#### PROVIDED DATA
..............................

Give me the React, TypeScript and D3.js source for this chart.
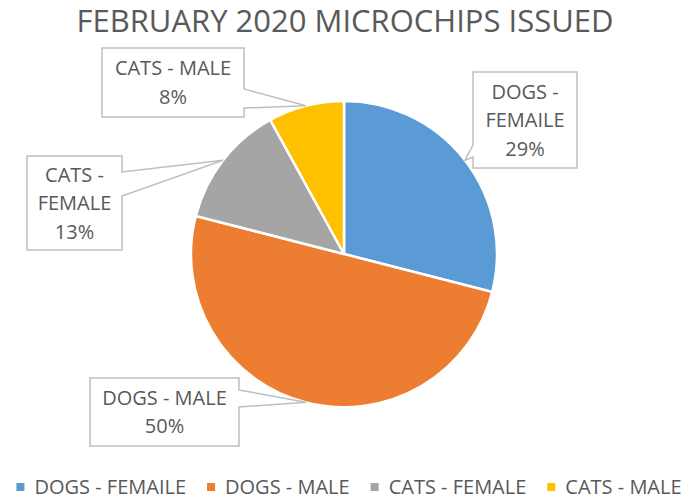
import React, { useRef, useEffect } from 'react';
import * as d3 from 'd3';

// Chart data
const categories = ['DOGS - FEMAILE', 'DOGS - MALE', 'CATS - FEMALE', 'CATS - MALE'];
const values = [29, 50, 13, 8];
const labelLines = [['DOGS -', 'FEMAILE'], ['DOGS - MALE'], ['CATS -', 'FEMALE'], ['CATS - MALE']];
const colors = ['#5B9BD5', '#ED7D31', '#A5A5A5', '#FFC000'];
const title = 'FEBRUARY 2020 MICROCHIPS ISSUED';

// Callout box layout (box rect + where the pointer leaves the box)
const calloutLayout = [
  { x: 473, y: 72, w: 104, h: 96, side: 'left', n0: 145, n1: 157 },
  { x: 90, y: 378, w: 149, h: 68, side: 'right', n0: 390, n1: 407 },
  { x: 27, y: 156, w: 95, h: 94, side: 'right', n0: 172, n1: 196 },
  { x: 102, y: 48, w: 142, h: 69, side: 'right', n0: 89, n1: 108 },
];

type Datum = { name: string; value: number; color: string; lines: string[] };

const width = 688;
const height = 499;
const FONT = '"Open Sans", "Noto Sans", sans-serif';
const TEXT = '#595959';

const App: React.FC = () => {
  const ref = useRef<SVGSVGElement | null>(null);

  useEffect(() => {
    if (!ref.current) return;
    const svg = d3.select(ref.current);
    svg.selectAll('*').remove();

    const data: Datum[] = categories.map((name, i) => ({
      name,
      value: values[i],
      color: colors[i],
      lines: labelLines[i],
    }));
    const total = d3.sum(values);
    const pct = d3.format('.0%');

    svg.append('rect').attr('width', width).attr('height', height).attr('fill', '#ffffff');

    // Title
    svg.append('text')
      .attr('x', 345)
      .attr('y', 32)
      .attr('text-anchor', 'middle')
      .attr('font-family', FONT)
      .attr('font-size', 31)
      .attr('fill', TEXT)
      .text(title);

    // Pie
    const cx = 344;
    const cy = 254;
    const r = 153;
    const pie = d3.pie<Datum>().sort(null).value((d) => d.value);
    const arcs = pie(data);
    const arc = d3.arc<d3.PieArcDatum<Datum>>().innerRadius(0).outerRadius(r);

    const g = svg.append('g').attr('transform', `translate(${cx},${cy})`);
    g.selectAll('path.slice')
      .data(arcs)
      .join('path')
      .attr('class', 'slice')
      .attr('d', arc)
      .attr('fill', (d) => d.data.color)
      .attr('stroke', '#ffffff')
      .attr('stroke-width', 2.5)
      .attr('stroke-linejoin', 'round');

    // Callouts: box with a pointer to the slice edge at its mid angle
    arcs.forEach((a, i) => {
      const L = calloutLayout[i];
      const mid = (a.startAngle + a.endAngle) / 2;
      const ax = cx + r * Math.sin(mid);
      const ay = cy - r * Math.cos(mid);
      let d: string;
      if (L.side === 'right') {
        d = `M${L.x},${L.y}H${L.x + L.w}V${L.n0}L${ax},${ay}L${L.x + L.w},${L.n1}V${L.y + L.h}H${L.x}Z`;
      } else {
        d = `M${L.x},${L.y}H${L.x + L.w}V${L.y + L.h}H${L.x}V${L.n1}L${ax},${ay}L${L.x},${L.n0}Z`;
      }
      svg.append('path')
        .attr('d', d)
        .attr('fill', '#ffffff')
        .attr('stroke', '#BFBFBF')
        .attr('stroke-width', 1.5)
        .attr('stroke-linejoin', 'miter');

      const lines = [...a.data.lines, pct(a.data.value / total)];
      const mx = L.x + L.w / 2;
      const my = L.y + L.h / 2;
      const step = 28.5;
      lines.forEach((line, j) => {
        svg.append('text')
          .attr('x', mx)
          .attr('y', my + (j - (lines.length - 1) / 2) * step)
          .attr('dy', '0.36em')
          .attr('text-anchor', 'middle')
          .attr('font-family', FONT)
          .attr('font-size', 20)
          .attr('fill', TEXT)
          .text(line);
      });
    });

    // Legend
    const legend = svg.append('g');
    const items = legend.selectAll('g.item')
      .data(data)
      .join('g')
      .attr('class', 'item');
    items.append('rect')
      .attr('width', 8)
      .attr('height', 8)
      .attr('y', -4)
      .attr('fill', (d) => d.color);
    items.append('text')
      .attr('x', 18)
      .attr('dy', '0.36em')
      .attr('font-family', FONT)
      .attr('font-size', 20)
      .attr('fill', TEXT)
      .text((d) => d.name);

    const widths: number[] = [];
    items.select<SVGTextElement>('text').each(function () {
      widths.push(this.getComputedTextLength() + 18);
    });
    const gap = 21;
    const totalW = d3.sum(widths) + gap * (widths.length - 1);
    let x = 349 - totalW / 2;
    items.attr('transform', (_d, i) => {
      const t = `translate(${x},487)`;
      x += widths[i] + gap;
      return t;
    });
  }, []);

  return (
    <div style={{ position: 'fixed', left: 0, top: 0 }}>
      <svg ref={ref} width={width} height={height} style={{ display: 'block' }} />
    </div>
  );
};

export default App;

..............................

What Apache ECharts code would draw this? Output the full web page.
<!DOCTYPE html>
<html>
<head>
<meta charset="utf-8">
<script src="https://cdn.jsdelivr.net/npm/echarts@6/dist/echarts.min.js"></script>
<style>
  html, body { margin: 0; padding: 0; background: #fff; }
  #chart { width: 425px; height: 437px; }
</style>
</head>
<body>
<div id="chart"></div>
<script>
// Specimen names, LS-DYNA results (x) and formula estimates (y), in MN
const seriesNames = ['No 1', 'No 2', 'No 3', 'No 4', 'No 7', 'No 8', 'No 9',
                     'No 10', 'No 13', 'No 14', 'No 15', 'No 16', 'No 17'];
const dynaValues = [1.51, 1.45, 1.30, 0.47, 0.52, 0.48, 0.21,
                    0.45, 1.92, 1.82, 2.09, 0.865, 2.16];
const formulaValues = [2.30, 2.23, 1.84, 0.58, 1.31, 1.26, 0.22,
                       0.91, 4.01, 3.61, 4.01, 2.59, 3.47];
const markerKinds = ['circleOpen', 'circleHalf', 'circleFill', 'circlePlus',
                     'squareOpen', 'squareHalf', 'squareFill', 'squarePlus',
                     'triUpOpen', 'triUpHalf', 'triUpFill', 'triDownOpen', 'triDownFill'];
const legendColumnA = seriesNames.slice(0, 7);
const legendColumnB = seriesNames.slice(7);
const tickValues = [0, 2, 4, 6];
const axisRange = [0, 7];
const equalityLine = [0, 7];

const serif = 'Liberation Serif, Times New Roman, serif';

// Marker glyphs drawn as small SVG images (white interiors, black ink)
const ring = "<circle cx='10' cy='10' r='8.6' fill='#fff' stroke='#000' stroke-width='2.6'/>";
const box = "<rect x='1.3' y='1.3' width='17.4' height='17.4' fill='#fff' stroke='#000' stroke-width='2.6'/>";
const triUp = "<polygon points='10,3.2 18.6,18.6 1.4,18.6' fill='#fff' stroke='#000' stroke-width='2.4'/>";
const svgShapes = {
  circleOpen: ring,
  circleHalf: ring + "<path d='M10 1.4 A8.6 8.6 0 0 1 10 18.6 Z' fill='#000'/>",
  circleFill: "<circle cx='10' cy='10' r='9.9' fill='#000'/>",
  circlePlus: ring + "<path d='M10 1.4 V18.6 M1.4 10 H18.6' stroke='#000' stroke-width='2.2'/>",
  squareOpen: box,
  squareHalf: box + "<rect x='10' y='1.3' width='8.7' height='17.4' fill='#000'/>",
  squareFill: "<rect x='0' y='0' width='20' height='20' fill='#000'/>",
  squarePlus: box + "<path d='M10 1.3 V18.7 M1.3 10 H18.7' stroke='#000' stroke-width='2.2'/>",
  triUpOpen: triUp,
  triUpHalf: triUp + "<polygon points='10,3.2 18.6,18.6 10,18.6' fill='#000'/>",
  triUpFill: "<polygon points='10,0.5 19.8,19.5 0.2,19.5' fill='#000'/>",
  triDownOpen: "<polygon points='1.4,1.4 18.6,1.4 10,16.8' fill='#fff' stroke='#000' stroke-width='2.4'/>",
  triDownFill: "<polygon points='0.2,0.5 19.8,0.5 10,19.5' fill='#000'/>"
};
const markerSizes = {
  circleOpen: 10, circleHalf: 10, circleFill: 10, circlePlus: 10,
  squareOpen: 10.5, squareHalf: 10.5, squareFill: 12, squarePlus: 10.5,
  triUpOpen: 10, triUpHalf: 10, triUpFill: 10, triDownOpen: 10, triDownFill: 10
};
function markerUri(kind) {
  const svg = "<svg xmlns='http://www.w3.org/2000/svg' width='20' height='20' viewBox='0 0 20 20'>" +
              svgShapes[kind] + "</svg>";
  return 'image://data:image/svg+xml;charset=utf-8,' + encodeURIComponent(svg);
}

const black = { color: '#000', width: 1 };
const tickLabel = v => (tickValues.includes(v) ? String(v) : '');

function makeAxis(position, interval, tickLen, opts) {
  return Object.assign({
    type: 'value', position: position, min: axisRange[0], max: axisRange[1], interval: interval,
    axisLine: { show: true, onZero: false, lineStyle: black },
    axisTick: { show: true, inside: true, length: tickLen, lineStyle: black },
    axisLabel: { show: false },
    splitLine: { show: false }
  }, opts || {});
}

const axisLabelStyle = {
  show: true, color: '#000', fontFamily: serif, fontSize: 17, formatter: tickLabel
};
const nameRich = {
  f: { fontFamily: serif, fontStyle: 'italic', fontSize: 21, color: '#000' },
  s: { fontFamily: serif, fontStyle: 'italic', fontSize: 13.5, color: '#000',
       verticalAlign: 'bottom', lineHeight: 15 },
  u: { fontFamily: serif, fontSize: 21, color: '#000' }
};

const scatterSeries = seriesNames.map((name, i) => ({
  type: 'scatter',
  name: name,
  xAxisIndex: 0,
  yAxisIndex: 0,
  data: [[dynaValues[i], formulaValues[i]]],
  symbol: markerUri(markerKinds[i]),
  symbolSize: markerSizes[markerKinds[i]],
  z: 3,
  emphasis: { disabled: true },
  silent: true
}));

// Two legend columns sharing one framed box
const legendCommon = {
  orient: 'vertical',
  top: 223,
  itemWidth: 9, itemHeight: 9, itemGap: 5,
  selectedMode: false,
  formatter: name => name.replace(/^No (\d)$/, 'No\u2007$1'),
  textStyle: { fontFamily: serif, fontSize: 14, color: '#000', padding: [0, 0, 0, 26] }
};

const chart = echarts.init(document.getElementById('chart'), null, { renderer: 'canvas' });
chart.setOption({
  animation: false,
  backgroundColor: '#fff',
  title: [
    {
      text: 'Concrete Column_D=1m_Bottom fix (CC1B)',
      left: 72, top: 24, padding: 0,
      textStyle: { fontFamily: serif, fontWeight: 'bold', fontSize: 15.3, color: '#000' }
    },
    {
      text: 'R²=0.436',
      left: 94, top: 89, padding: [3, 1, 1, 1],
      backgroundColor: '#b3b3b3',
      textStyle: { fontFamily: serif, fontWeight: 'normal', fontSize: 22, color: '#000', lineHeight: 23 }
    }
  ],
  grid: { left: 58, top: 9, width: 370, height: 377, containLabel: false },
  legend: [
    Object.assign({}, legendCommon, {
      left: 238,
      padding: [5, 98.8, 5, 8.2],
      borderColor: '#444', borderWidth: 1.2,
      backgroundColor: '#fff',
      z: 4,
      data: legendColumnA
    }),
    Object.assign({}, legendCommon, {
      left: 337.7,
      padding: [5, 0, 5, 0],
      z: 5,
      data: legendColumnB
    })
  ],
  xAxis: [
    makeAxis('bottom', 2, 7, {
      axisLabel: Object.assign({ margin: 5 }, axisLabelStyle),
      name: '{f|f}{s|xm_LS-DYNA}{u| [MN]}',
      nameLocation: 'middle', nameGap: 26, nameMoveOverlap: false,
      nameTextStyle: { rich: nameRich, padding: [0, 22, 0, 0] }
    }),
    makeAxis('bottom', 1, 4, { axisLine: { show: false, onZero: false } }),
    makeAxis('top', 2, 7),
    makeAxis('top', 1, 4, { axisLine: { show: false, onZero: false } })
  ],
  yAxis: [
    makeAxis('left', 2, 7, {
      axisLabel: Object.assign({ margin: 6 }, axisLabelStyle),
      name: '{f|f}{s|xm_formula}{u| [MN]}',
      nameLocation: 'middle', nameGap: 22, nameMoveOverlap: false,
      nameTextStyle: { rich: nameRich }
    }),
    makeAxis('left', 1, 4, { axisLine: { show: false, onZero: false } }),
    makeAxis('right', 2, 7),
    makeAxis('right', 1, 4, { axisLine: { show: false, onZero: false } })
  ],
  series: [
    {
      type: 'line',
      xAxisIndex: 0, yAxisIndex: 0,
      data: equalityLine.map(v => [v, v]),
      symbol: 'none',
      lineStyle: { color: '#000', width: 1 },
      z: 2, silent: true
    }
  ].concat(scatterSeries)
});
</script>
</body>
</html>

..............................

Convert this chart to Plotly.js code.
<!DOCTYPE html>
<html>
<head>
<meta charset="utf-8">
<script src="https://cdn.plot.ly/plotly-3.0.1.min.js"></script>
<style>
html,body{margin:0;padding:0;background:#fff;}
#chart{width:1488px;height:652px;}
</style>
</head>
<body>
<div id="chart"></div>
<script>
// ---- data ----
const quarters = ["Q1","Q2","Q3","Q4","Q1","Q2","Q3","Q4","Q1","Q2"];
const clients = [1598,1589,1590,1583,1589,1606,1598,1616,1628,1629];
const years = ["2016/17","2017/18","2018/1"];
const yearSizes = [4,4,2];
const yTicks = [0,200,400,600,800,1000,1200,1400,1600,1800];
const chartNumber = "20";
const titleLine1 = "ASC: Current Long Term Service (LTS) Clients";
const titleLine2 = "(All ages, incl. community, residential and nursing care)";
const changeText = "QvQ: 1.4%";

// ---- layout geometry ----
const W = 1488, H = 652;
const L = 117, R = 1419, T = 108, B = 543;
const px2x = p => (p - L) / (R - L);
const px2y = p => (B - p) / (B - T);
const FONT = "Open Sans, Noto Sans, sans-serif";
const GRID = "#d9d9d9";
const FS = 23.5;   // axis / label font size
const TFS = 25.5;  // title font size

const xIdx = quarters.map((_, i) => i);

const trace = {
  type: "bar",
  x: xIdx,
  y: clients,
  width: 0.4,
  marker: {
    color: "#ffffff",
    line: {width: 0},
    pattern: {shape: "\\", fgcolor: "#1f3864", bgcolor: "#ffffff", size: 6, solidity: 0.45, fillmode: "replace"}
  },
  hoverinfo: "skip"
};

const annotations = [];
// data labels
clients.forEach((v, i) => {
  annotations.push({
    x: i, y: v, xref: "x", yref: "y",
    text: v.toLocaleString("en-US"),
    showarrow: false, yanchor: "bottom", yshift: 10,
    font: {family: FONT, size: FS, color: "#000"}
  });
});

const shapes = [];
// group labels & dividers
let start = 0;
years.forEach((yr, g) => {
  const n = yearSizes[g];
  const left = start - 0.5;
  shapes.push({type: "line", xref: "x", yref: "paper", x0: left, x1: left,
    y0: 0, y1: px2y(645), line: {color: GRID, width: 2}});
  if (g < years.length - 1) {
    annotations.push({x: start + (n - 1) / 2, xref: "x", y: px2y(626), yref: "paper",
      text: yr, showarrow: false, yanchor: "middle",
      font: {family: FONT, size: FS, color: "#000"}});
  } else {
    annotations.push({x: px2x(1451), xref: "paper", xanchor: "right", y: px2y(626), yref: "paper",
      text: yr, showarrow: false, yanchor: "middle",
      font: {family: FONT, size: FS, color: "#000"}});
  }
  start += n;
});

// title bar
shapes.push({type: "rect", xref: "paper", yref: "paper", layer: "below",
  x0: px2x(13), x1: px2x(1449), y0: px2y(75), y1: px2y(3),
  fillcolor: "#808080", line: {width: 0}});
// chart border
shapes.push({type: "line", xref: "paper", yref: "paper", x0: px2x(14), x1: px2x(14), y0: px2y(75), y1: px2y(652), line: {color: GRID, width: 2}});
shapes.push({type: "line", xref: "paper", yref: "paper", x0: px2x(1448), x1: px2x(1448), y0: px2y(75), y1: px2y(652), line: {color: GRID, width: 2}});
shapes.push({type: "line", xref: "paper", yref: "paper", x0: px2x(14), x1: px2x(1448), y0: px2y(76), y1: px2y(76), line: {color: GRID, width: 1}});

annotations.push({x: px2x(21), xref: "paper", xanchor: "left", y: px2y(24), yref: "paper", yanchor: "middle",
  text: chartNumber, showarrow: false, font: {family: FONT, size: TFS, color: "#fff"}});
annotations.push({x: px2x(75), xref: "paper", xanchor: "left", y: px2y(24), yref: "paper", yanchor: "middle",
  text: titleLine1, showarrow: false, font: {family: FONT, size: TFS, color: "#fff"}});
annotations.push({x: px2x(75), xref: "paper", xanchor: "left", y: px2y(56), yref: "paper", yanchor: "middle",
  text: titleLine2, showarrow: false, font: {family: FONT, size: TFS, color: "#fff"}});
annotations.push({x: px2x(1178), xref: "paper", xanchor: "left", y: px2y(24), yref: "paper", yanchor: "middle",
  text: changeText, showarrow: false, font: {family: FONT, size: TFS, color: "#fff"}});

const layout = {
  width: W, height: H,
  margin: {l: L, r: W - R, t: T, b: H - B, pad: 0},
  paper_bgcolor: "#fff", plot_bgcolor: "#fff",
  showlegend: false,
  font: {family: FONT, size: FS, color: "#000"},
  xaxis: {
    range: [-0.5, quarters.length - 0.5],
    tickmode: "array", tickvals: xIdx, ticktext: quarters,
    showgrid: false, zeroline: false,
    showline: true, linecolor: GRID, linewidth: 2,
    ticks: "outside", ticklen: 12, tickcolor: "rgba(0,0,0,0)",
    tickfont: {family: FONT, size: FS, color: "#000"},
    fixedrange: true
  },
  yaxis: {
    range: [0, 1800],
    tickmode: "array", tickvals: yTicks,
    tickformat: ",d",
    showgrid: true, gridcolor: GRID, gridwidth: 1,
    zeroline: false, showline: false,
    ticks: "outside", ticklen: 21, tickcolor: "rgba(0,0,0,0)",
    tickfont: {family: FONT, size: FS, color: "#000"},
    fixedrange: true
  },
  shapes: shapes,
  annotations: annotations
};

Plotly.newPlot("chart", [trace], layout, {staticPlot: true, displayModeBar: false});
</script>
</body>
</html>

..............................

#### CHALLENGE
Pick out the part that begins with the line containing "Give me the" and finishes with the line containing "width).attr('height', height).attr('fill', '#ffffff');", both included. Restate it exactly, without images.

#### TASK RESPONSE
Give me the React, TypeScript and D3.js source for this chart.
import React, { useRef, useEffect } from 'react';
import * as d3 from 'd3';

// Chart data
const categories = ['DOGS - FEMAILE', 'DOGS - MALE', 'CATS - FEMALE', 'CATS - MALE'];
const values = [29, 50, 13, 8];
const labelLines = [['DOGS -', 'FEMAILE'], ['DOGS - MALE'], ['CATS -', 'FEMALE'], ['CATS - MALE']];
const colors = ['#5B9BD5', '#ED7D31', '#A5A5A5', '#FFC000'];
const title = 'FEBRUARY 2020 MICROCHIPS ISSUED';

// Callout box layout (box rect + where the pointer leaves the box)
const calloutLayout = [
  { x: 473, y: 72, w: 104, h: 96, side: 'left', n0: 145, n1: 157 },
  { x: 90, y: 378, w: 149, h: 68, side: 'right', n0: 390, n1: 407 },
  { x: 27, y: 156, w: 95, h: 94, side: 'right', n0: 172, n1: 196 },
  { x: 102, y: 48, w: 142, h: 69, side: 'right', n0: 89, n1: 108 },
];

type Datum = { name: string; value: number; color: string; lines: string[] };

const width = 688;
const height = 499;
const FONT = '"Open Sans", "Noto Sans", sans-serif';
const TEXT = '#595959';

const App: React.FC = () => {
  const ref = useRef<SVGSVGElement | null>(null);

  useEffect(() => {
    if (!ref.current) return;
    const svg = d3.select(ref.current);
    svg.selectAll('*').remove();

    const data: Datum[] = categories.map((name, i) => ({
      name,
      value: values[i],
      color: colors[i],
      lines: labelLines[i],
    }));
    const total = d3.sum(values);
    const pct = d3.format('.0%');

    svg.append('rect').attr('width', width).attr('height', height).attr('fill', '#ffffff');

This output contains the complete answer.